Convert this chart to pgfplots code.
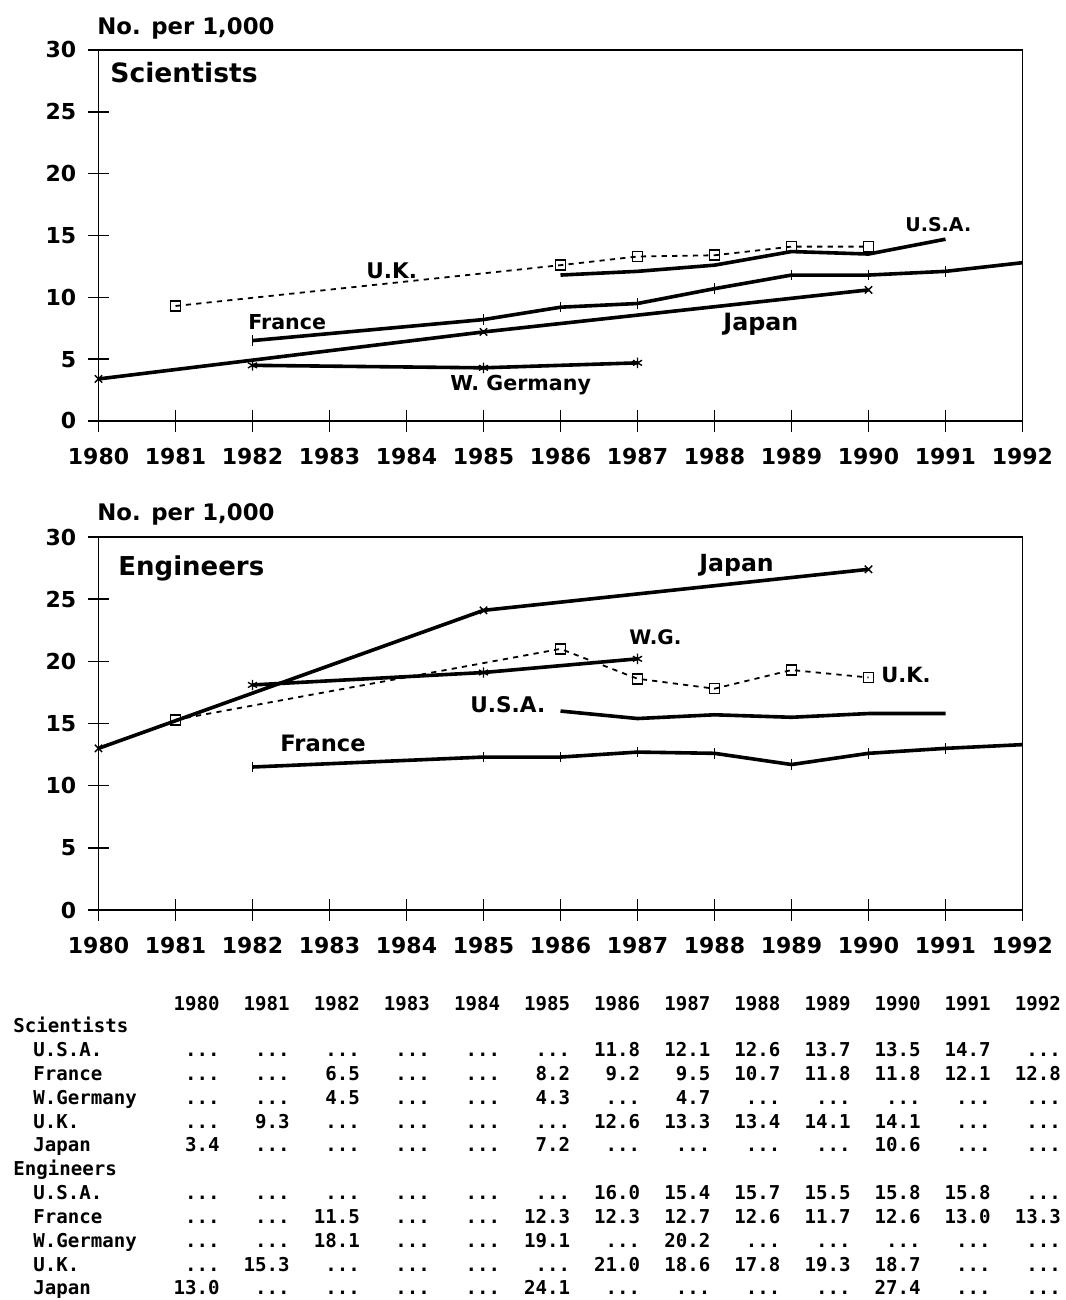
\documentclass[border=0pt]{standalone}
\usepackage{fontspec}
\setmainfont{DejaVu Sans}
\newfontfamily\tabfont{DejaVu Sans Mono}
\usepackage{pgfplots}
\pgfplotsset{compat=1.18}
\newcommand\F[1]{\fontsize{#1}{#1}\selectfont\bfseries}
\pgfplotsset{
  myax/.style={
    scale only axis, width=462pt, height=185.5pt,
    xmin=1980, xmax=1992, ymin=0, ymax=30,
    xtick={1980,...,1992}, ytick={0,5,...,30},
    tick pos=left, tick align=center, major tick length=11pt,
    axis line style={line width=0.9pt},
    tick style={black, line width=0.8pt},
    /pgf/number format/assume math mode=true,
    tick label style={font=\F{11}},
    xticklabel style={anchor=base, yshift=-16.3pt, /pgf/number format/1000 sep={}},
    yticklabel style={anchor=east, inner sep=0pt, xshift=-5.5pt},
    clip=false,
  },
  ln/.style={black, line width=1.8pt, mark size=2.6pt, mark options={solid, line width=0.7pt}},
  uk/.style={black, line width=0.9pt, dash pattern=on 2.6pt off 2.6pt, mark=square, mark size=2.5pt, mark options={solid, line width=0.8pt}},
}
\def\dd{...}
\newcommand\trow[2]{%
  \foreach \v [count=\i from 0] in {#2} {\node[anchor=base east] at ({220+70.1*\i},#1) {\v};}}
\begin{document}
\begin{tikzpicture}
\useasboundingbox (0,0) rectangle (532.5pt,650pt);
% ---------------- Scientists
\begin{axis}[myax, at={(49.25pt,439.5pt)}, anchor=south west]
\addplot[ln, mark=none] coordinates {(1986,11.8)(1987,12.1)(1988,12.6)(1989,13.7)(1990,13.5)(1991,14.7)};
\addplot[ln, mark=|] coordinates {(1982,6.5)(1985,8.2)(1986,9.2)(1987,9.5)(1988,10.7)(1989,11.8)(1990,11.8)(1991,12.1)(1992,12.8)};
\addplot[ln, mark=asterisk] coordinates {(1982,4.5)(1985,4.3)(1987,4.7)};
\addplot[uk] coordinates {(1981,9.3)(1986,12.6)(1987,13.3)(1988,13.4)(1989,14.1)(1990,14.1)};
\addplot[ln, mark=x] coordinates {(1980,3.4)(1985,7.2)(1990,10.6)};
\end{axis}
% ---------------- Engineers
\begin{axis}[myax, height=186.5pt, at={(49.25pt,195pt)}, anchor=south west]
\addplot[ln, mark=none] coordinates {(1986,16.0)(1987,15.4)(1988,15.7)(1989,15.5)(1990,15.8)(1991,15.8)};
\addplot[ln, mark=|] coordinates {(1982,11.5)(1985,12.3)(1986,12.3)(1987,12.7)(1988,12.6)(1989,11.7)(1990,12.6)(1991,13.0)(1992,13.3)};
\addplot[ln, mark=asterisk] coordinates {(1982,18.1)(1985,19.1)(1987,20.2)};
\addplot[uk] coordinates {(1981,15.3)(1986,21.0)(1987,18.6)(1988,17.8)(1989,19.3)(1990,18.7)};
\addplot[ln, mark=x] coordinates {(1980,13.0)(1985,24.1)(1990,27.4)};
\end{axis}
\begin{scope}[x=0.5pt, y=-0.5pt, yshift=650pt, every node/.style={inner sep=0pt}]
% top labels
\node[anchor=base west, font=\F{11.4}] at (97,35) {No. per 1,000};
\node[anchor=base west, font=\F{13.3}] at (110,83) {Scientists};
\node[anchor=base west, font=\F{9.5}] at (905,232) {U.S.A.};
\node[anchor=base west, font=\F{10.8}] at (366,279) {U.K.};
\node[anchor=base west, font=\F{10.3}] at (248,330) {France};
\node[anchor=base west, font=\F{11.9}] at (723,331) {Japan};
\node[anchor=base west, font=\F{10.3}] at (450,391) {W. Germany};
% bottom labels
\node[anchor=base west, font=\F{11.4}] at (97,521) {No. per 1,000};
\node[anchor=base west, font=\F{13}] at (118,576) {Engineers};
\node[anchor=base west, font=\F{11.8}] at (699,572) {Japan};
\node[anchor=base west, font=\F{10}] at (629,645) {W.G.};
\node[anchor=base west, font=\F{10.5}] at (881,683) {U.K.};
\node[anchor=base west, font=\F{10.8}] at (470,713) {U.S.A.};
\node[anchor=base west, font=\F{11.3}] at (280,752) {France};
% table
\begin{scope}[every node/.style={inner sep=0pt, font=\tabfont\bfseries\fontsize{9.55}{9.55}\selectfont}]
\trow{1011}{1980,1981,1982,1983,1984,1985,1986,1987,1988,1989,1990,1991,1992}
\node[anchor=base west] at (13,1033) {Scientists};
\node[anchor=base west] at (33,1057) {U.S.A.};
\trow{1057}{\dd,\dd,\dd,\dd,\dd,\dd,11.8,12.1,12.6,13.7,13.5,14.7,\dd}
\node[anchor=base west] at (33,1081) {France};
\trow{1081}{\dd,\dd,6.5,\dd,\dd,8.2,9.2,9.5,10.7,11.8,11.8,12.1,12.8}
\node[anchor=base west] at (33,1105) {W.Germany};
\trow{1105}{\dd,\dd,4.5,\dd,\dd,4.3,\dd,4.7,\dd,\dd,\dd,\dd,\dd}
\node[anchor=base west] at (33,1129) {U.K.};
\trow{1129}{\dd,9.3,\dd,\dd,\dd,\dd,12.6,13.3,13.4,14.1,14.1,\dd,\dd}
\node[anchor=base west] at (33,1152) {Japan};
\trow{1152}{3.4,\dd,\dd,\dd,\dd,7.2,\dd,\dd,\dd,\dd,10.6,\dd,\dd}
\node[anchor=base west] at (13,1176) {Engineers};
\node[anchor=base west] at (33,1200) {U.S.A.};
\trow{1200}{\dd,\dd,\dd,\dd,\dd,\dd,16.0,15.4,15.7,15.5,15.8,15.8,\dd}
\node[anchor=base west] at (33,1224) {France};
\trow{1224}{\dd,\dd,11.5,\dd,\dd,12.3,12.3,12.7,12.6,11.7,12.6,13.0,13.3}
\node[anchor=base west] at (33,1248) {W.Germany};
\trow{1248}{\dd,\dd,18.1,\dd,\dd,19.1,\dd,20.2,\dd,\dd,\dd,\dd,\dd}
\node[anchor=base west] at (33,1272) {U.K.};
\trow{1272}{\dd,15.3,\dd,\dd,\dd,\dd,21.0,18.6,17.8,19.3,18.7,\dd,\dd}
\node[anchor=base west] at (33,1295) {Japan};
\trow{1295}{13.0,\dd,\dd,\dd,\dd,24.1,\dd,\dd,\dd,\dd,27.4,\dd,\dd}
\end{scope}
\end{scope}
\end{tikzpicture}
\end{document}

• [Prompt] Print the complete listing exactly, apart from any pictures.

• [Problem solution]
Convert this chart to pgfplots code.
\documentclass[border=0pt]{standalone}
\usepackage{fontspec}
\setmainfont{DejaVu Sans}
\newfontfamily\tabfont{DejaVu Sans Mono}
\usepackage{pgfplots}
\pgfplotsset{compat=1.18}
\newcommand\F[1]{\fontsize{#1}{#1}\selectfont\bfseries}
\pgfplotsset{
  myax/.style={
    scale only axis, width=462pt, height=185.5pt,
    xmin=1980, xmax=1992, ymin=0, ymax=30,
    xtick={1980,...,1992}, ytick={0,5,...,30},
    tick pos=left, tick align=center, major tick length=11pt,
    axis line style={line width=0.9pt},
    tick style={black, line width=0.8pt},
    /pgf/number format/assume math mode=true,
    tick label style={font=\F{11}},
    xticklabel style={anchor=base, yshift=-16.3pt, /pgf/number format/1000 sep={}},
    yticklabel style={anchor=east, inner sep=0pt, xshift=-5.5pt},
    clip=false,
  },
  ln/.style={black, line width=1.8pt, mark size=2.6pt, mark options={solid, line width=0.7pt}},
  uk/.style={black, line width=0.9pt, dash pattern=on 2.6pt off 2.6pt, mark=square, mark size=2.5pt, mark options={solid, line width=0.8pt}},
}
\def\dd{...}
\newcommand\trow[2]{%
  \foreach \v [count=\i from 0] in {#2} {\node[anchor=base east] at ({220+70.1*\i},#1) {\v};}}
\begin{document}
\begin{tikzpicture}
\useasboundingbox (0,0) rectangle (532.5pt,650pt);
% ---------------- Scientists
\begin{axis}[myax, at={(49.25pt,439.5pt)}, anchor=south west]
\addplot[ln, mark=none] coordinates {(1986,11.8)(1987,12.1)(1988,12.6)(1989,13.7)(1990,13.5)(1991,14.7)};
\addplot[ln, mark=|] coordinates {(1982,6.5)(1985,8.2)(1986,9.2)(1987,9.5)(1988,10.7)(1989,11.8)(1990,11.8)(1991,12.1)(1992,12.8)};
\addplot[ln, mark=asterisk] coordinates {(1982,4.5)(1985,4.3)(1987,4.7)};
\addplot[uk] coordinates {(1981,9.3)(1986,12.6)(1987,13.3)(1988,13.4)(1989,14.1)(1990,14.1)};
\addplot[ln, mark=x] coordinates {(1980,3.4)(1985,7.2)(1990,10.6)};
\end{axis}
% ---------------- Engineers
\begin{axis}[myax, height=186.5pt, at={(49.25pt,195pt)}, anchor=south west]
\addplot[ln, mark=none] coordinates {(1986,16.0)(1987,15.4)(1988,15.7)(1989,15.5)(1990,15.8)(1991,15.8)};
\addplot[ln, mark=|] coordinates {(1982,11.5)(1985,12.3)(1986,12.3)(1987,12.7)(1988,12.6)(1989,11.7)(1990,12.6)(1991,13.0)(1992,13.3)};
\addplot[ln, mark=asterisk] coordinates {(1982,18.1)(1985,19.1)(1987,20.2)};
\addplot[uk] coordinates {(1981,15.3)(1986,21.0)(1987,18.6)(1988,17.8)(1989,19.3)(1990,18.7)};
\addplot[ln, mark=x] coordinates {(1980,13.0)(1985,24.1)(1990,27.4)};
\end{axis}
\begin{scope}[x=0.5pt, y=-0.5pt, yshift=650pt, every node/.style={inner sep=0pt}]
% top labels
\node[anchor=base west, font=\F{11.4}] at (97,35) {No. per 1,000};
\node[anchor=base west, font=\F{13.3}] at (110,83) {Scientists};
\node[anchor=base west, font=\F{9.5}] at (905,232) {U.S.A.};
\node[anchor=base west, font=\F{10.8}] at (366,279) {U.K.};
\node[anchor=base west, font=\F{10.3}] at (248,330) {France};
\node[anchor=base west, font=\F{11.9}] at (723,331) {Japan};
\node[anchor=base west, font=\F{10.3}] at (450,391) {W. Germany};
% bottom labels
\node[anchor=base west, font=\F{11.4}] at (97,521) {No. per 1,000};
\node[anchor=base west, font=\F{13}] at (118,576) {Engineers};
\node[anchor=base west, font=\F{11.8}] at (699,572) {Japan};
\node[anchor=base west, font=\F{10}] at (629,645) {W.G.};
\node[anchor=base west, font=\F{10.5}] at (881,683) {U.K.};
\node[anchor=base west, font=\F{10.8}] at (470,713) {U.S.A.};
\node[anchor=base west, font=\F{11.3}] at (280,752) {France};
% table
\begin{scope}[every node/.style={inner sep=0pt, font=\tabfont\bfseries\fontsize{9.55}{9.55}\selectfont}]
\trow{1011}{1980,1981,1982,1983,1984,1985,1986,1987,1988,1989,1990,1991,1992}
\node[anchor=base west] at (13,1033) {Scientists};
\node[anchor=base west] at (33,1057) {U.S.A.};
\trow{1057}{\dd,\dd,\dd,\dd,\dd,\dd,11.8,12.1,12.6,13.7,13.5,14.7,\dd}
\node[anchor=base west] at (33,1081) {France};
\trow{1081}{\dd,\dd,6.5,\dd,\dd,8.2,9.2,9.5,10.7,11.8,11.8,12.1,12.8}
\node[anchor=base west] at (33,1105) {W.Germany};
\trow{1105}{\dd,\dd,4.5,\dd,\dd,4.3,\dd,4.7,\dd,\dd,\dd,\dd,\dd}
\node[anchor=base west] at (33,1129) {U.K.};
\trow{1129}{\dd,9.3,\dd,\dd,\dd,\dd,12.6,13.3,13.4,14.1,14.1,\dd,\dd}
\node[anchor=base west] at (33,1152) {Japan};
\trow{1152}{3.4,\dd,\dd,\dd,\dd,7.2,\dd,\dd,\dd,\dd,10.6,\dd,\dd}
\node[anchor=base west] at (13,1176) {Engineers};
\node[anchor=base west] at (33,1200) {U.S.A.};
\trow{1200}{\dd,\dd,\dd,\dd,\dd,\dd,16.0,15.4,15.7,15.5,15.8,15.8,\dd}
\node[anchor=base west] at (33,1224) {France};
\trow{1224}{\dd,\dd,11.5,\dd,\dd,12.3,12.3,12.7,12.6,11.7,12.6,13.0,13.3}
\node[anchor=base west] at (33,1248) {W.Germany};
\trow{1248}{\dd,\dd,18.1,\dd,\dd,19.1,\dd,20.2,\dd,\dd,\dd,\dd,\dd}
\node[anchor=base west] at (33,1272) {U.K.};
\trow{1272}{\dd,15.3,\dd,\dd,\dd,\dd,21.0,18.6,17.8,19.3,18.7,\dd,\dd}
\node[anchor=base west] at (33,1295) {Japan};
\trow{1295}{13.0,\dd,\dd,\dd,\dd,24.1,\dd,\dd,\dd,\dd,27.4,\dd,\dd}
\end{scope}
\end{scope}
\end{tikzpicture}
\end{document}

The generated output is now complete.